At the June European elections, despite much negative publicity, he still pulled the biggest vote, a massive 35 per cent.

That consideration alone no doubt prompts “prudence” from the hierarchy which, of course, would also be bitterly criticised for “interfering” just as soon as they pointed a finger at him.

However, when it suits, the hierarchy can be spectacularly “interventionist”.

Take the case last February of Eluana Englaro (37), the Italian woman in a coma since being brain-damaged in a 1992 car accident, who was “allowed to die” in a clinic in Udine.

Throughout a tormented public debate, the Catholic Church repeatedly made itself heard, with Cardinal Bagnasco calling the treatment of Eluana “murder”.

Berlusconi also got involved in that debate, promoting a government decree that would have obliged Eluana’s medical team to resume feeding her, which President Giorgio Napolitano refused to sign.

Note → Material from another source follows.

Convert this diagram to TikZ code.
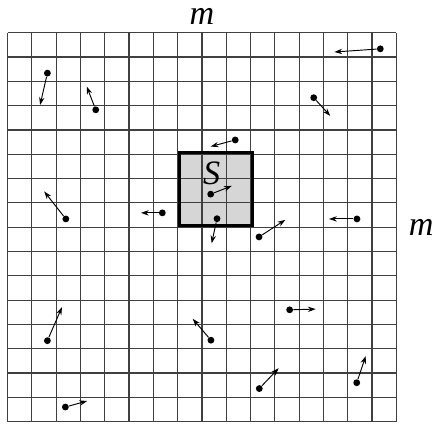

The prime minister furthermore said that Eluana had not died “a natural death”, rather “she was killed”.

Even Pope Benedict got in on the act, making two heartfelt appeals at the very moment that Eluana’s feeding tubes had been disconnected.

He called for respect “for the dignity of human life even when the person is weak and suffering” as well as prayers for the sick, “especially for the most seriously sick and those who are totally in the hands of others”.

Speaking out in defence of Christian values did not seem so difficult then, either for the Italian hierarchy or the pope himself, did it?